“Covering, The Assault on Our Civil Rights” is a compact and meticulously researched book by Kenji Yoshino, a gay Japanese law professor. It is both a memoir about the demons Yoshino wrestled before coming out and a report, with legal overtones, on what life is like for all stripes of gay people in America.
Yoshino introduces the term “Covering” and explains that being comfortable with who you are doesn’t magically occur just because you’re out. For many, the struggle continues because they feel pressured to cover. An example of covering can be seen with newlyweds. Straight newlyweds hold hands and are often openly affectionate. Gay couples want to do the same, but often don’t, because people still aren’t comfortable seeing two adults of the same sex engage in public displays of affection.

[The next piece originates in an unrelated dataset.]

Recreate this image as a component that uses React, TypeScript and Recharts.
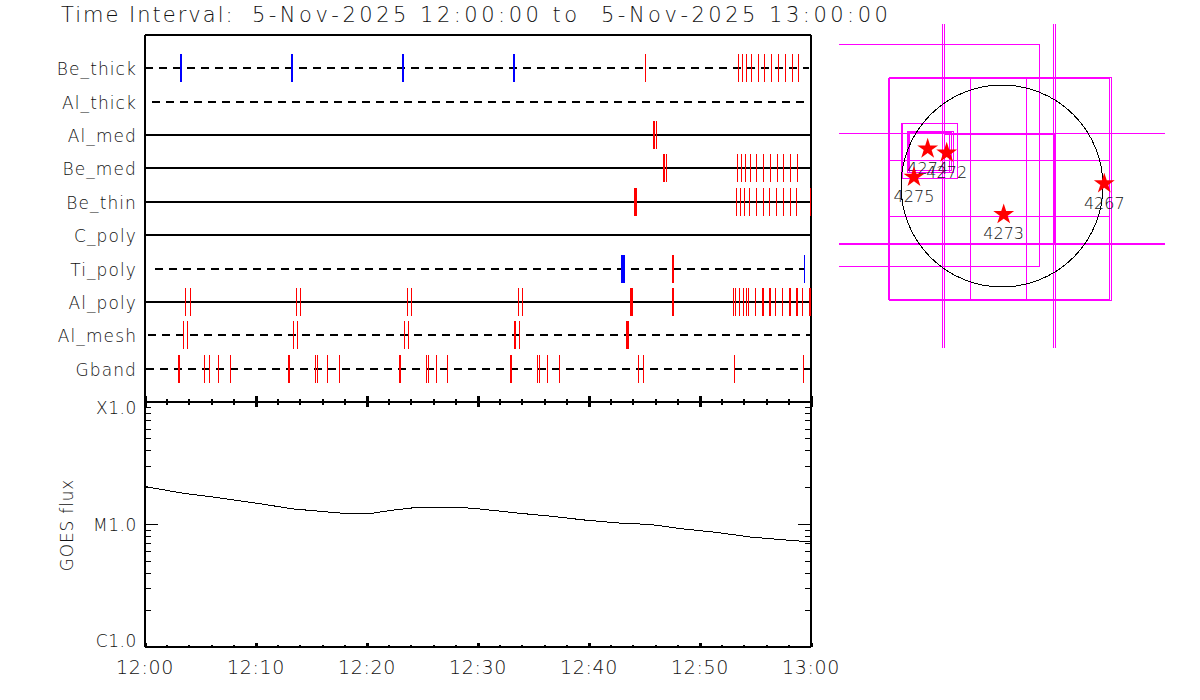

There are variations on this theme, even among gays. Some feel covering and acting straight is a sellout. Others see no need to be demonstrative. Yoshino further describes this by saying, “Normals” cover and “Queers” flaunt. Covering isn’t limited to the gay community. He writes about “Bully Broads;” women who are perceived as acting too much like men on their jobs. Mommy-types don’t fair well either if their boss or coworkers detect they’re too wrapped up in their kids.
At times Yoshino is repetitious and his legal language can wear on lay readers. There are also passages that practically sing with his lyrical writing, including an occasional poem. This book is important and different. Additionally, it reveals how other groups such as blacks and immigrants engage in covering behavior.